Odette Toulemonde est le premier long métrage que réalisa Éric-Emmanuel Schmitt en 2006. Il aborde avec beaucoup d’humilité la notion de problème, la manière dont il est ressenti et géré. Cette façon qu’il a aussi de distinguer les gens entre eux. Pour certains, le problème est un tracas. Pour d’autres, il peut signifier la fin d’une vie. Mais pour Odette Toulemonde, le problème n’existe tout simplement pas.
Odette Toulemonde (Catherine Frot) travaille à la parfumerie d’une grande galerie commerciale. Elle a élevé seule ses deux enfants depuis la mort de son mari et vit dans un appartement en banlieue avec eux. Elle occupe ses soirées à tisser des plumes sur des coiffes de danseuses pour arrondir ses fins de mois et à lire Balthazar Balsan (Albert Dupontel), un romancier pour lequel elle éprouve une profonde admiration teintée de sentiments amoureux inconscients. Le destin va les rassembler une première fois durant une séance de dédicaces pour laquelle Odette Toulemonde s’est préparée comme pour un baptême. Son émotion est telle qu’elle reste muette face à l’auteur. Sa tristesse n’en est que plus profonde les instants d’après. Odette Toulemonde s’en veut, regrette, se lamente, et trouve refuge une fois de plus dans la lecture du dernier roman de l’écrivain, la kidnappant pour finalement la faire s’envoler.
Désirant plus que tout effacer cet instant de grande faiblesse, elle décide de se rendre à une seconde séance de dédicaces. Balthazar Balsan, torturé par les critiques sarcastiques de son éternel rival Olaf Pims (Jacques Weber) et le départ de sa femme, survole cette seconde rencontre sans porter attention à sa plus grande lectrice. Pourtant, Odette Toulemonde a retrouvé la parole, et réussit même à lui remettre une lettre écrite avec son cœur. Ses mots couchés sur le papier parviendront-ils jusqu’à leur destinataire ?
Odette Toulemonde : accueillir sans se perdre
Comédie romantique empreinte d’une analyse sociétale sans artifice, Odette Toulemonde charme par cet aspect très ancré dans une réalité parfois étouffante capable d’évoluer en quelques secondes vers ces rêves transportant quiconque demeure ouvert à eux. Le problème n’en est plus un dès lors que le sourire d’Odette Toulemonde se fait jour, sans rougir, aux yeux de tous. Après tout, quelle honte y’aurait-il à espérer et à croire secrètement en l’autre ?

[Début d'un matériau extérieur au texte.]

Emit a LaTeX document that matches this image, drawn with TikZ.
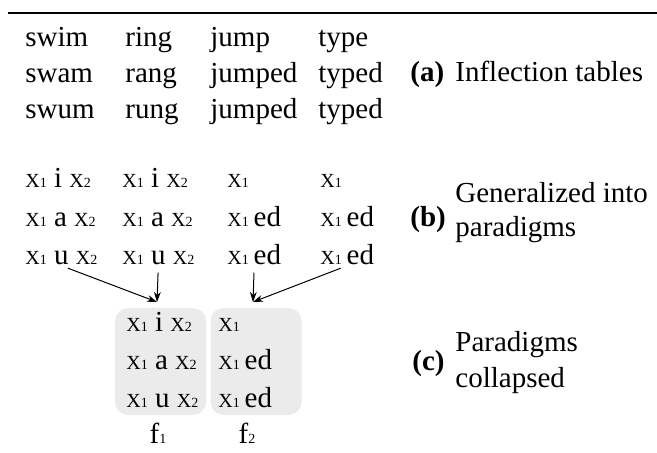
\documentclass[tikz,border=0pt]{standalone}
\usepackage{fontspec}
\setmainfont{Liberation Serif}
\usetikzlibrary{arrows.meta}
\newcommand{\xv}[1]{{\fontsize{10pt}{10pt}\selectfont X}{\fontsize{7pt}{7pt}\selectfont #1}}
\newcommand{\fsub}[1]{f{\fontsize{7pt}{7pt}\selectfont #1}}
\begin{document}
\begin{tikzpicture}[x=0.5pt,y=-0.5pt,
  txt/.style={anchor=base west,inner sep=0pt,font=\fontsize{14.5pt}{17pt}\selectfont},
  ctxt/.style={anchor=base,inner sep=0pt,font=\fontsize{14.5pt}{17pt}\selectfont},
  lab/.style={anchor=base west,inner sep=0pt,font=\fontsize{14.5pt}{17pt}\selectfont\bfseries},
  pbox/.style={rectangle,rounded corners=6.5pt,fill=black!8,inner sep=0pt,minimum width=45.5pt,minimum height=53.5pt},
  arr/.style={line width=0.5pt,-{Stealth[length=5pt,width=3.4pt,inset=1.6pt]},shorten <=3.5pt}]
\useasboundingbox (0,0) rectangle (657,453);
\draw[line width=1pt] (8,13) coordinate (r0) -- (657,13) coordinate (r1);
% (a) inflection tables
\node[txt] (a11) at (25,47) {swim};
\node[txt] (a12) at (125,47) {ring};
\node[txt] (a13) at (210,47) {jump};
\node[txt] (a14) at (318,47) {type};
\node[txt] (a21) at (25,83) {swam};
\node[txt] (a22) at (125,83) {rang};
\node[txt] (a23) at (210,83) {jumped};
\node[txt] (a24) at (318,83) {typed};
\node[txt] (a31) at (25,119) {swum};
\node[txt] (a32) at (125,119) {rung};
\node[txt] (a33) at (210,119) {jumped};
\node[txt] (a34) at (318,119) {typed};
\node[lab] (la) at (410,82) {(a)};
\node[txt] (ta) at (455,82) {Inflection tables};
% (b) paradigms
\node[txt] (b11) at (25,188) {\xv1 i \xv2};
\node[txt] (b12) at (122,188) {\xv1 i \xv2};
\node[txt] (b13) at (227,188) {\xv1};
\node[txt] (b14) at (320,188) {\xv1};
\node[txt] (b21) at (25,227) {\xv1 a \xv2};
\node[txt] (b22) at (122,227) {\xv1 a \xv2};
\node[txt] (b23) at (227,227) {\xv1\,ed};
\node[txt] (b24) at (320,227) {\xv1\,ed};
\node[txt] (b31) at (25,265) {\xv1 u \xv2};
\node[txt] (b32) at (122,265) {\xv1 u \xv2};
\node[txt] (b33) at (227,265) {\xv1\,ed};
\node[txt] (b34) at (320,265) {\xv1\,ed};
\node[lab] (lb) at (410,227) {(b)};
\node[txt] (tb1) at (455,203) {Generalized into};
\node[txt] (tb2) at (455,237) {paradigms};
% (c) collapsed
\node[pbox] (f1box) at (160.5,361.5) {};
\node[pbox] (f2box) at (256,361.5) {};
\node[txt] (c11) at (126,332) {\xv1 i \xv2};
\node[txt] (c21) at (126,370) {\xv1 a \xv2};
\node[txt] (c31) at (126,408) {\xv1 u \xv2};
\node[txt] (c12) at (218,332) {\xv1};
\node[txt] (c22) at (218,370) {\xv1\,ed};
\node[txt] (c32) at (218,408) {\xv1\,ed};
\node[ctxt] (f1) at (158,443) {\fsub1};
\node[ctxt] (f2) at (247,443) {\fsub2};
\node[lab] (lc) at (412,371) {(c)};
\node[txt] (tc1) at (455,352) {Paradigms};
\node[txt] (tc2) at (455,387) {collapsed};
% arrows
\coordinate (t1) at (157,302);
\coordinate (t2) at (253,302);
\draw[arr] (b31.south) -- (t1);
\draw[arr] (b32.south) -- (t1);
\draw[arr] (b33.south) -- (t2);
\draw[arr] (b34.south) -- (t2);
\end{tikzpicture}
\end{document}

C’est justement ce qui fait toute l’identité d’Odette Toulemonde, interprétée avec tact par Catherine Frot, que ce soit en marchant dans les rues de la ville, dans celles des nuages, qu’en dansant sur les airs endiablés de Joséphine Baker. Là où elle passe, le problème trépasse comme par magie, à ceci près que cette considération des choses suggère avant tout une sagesse tannée dans l’adversité d’un quotidien ramenant à l’essentiel.
Le bon grain et l’ivraie
Ainsi, la bulle de l’artiste incompris emprisonné dans une crise existentielle morbide éclate. Les projections deviennent autant de révélations heurtant son âme hermétique depuis trop d’années au bonheur. Si seulement il suffisait d’une baguette magique pour que cet enchantement soit accessible à tous, n’importe où, d’un claquement de doigts !
Mais le spectateur conviendra grâce au seul sourire d’Odette Toulemonde que le bonheur, s’il est à la portée de tous, est un long cheminement pavé de bonnes intentions comme autant de mauvais prétextes pour s’en détourner si facilement. Si la patience vis-à-vis de l’autre est nécessaire, celle vis-à-vis de soi est déterminante. Jusqu’à ces mots qui réchauffent le cœur et qui délivrent parce qu’ils affirment, enfin, qu’elle n’avait en fait jamais été vaine.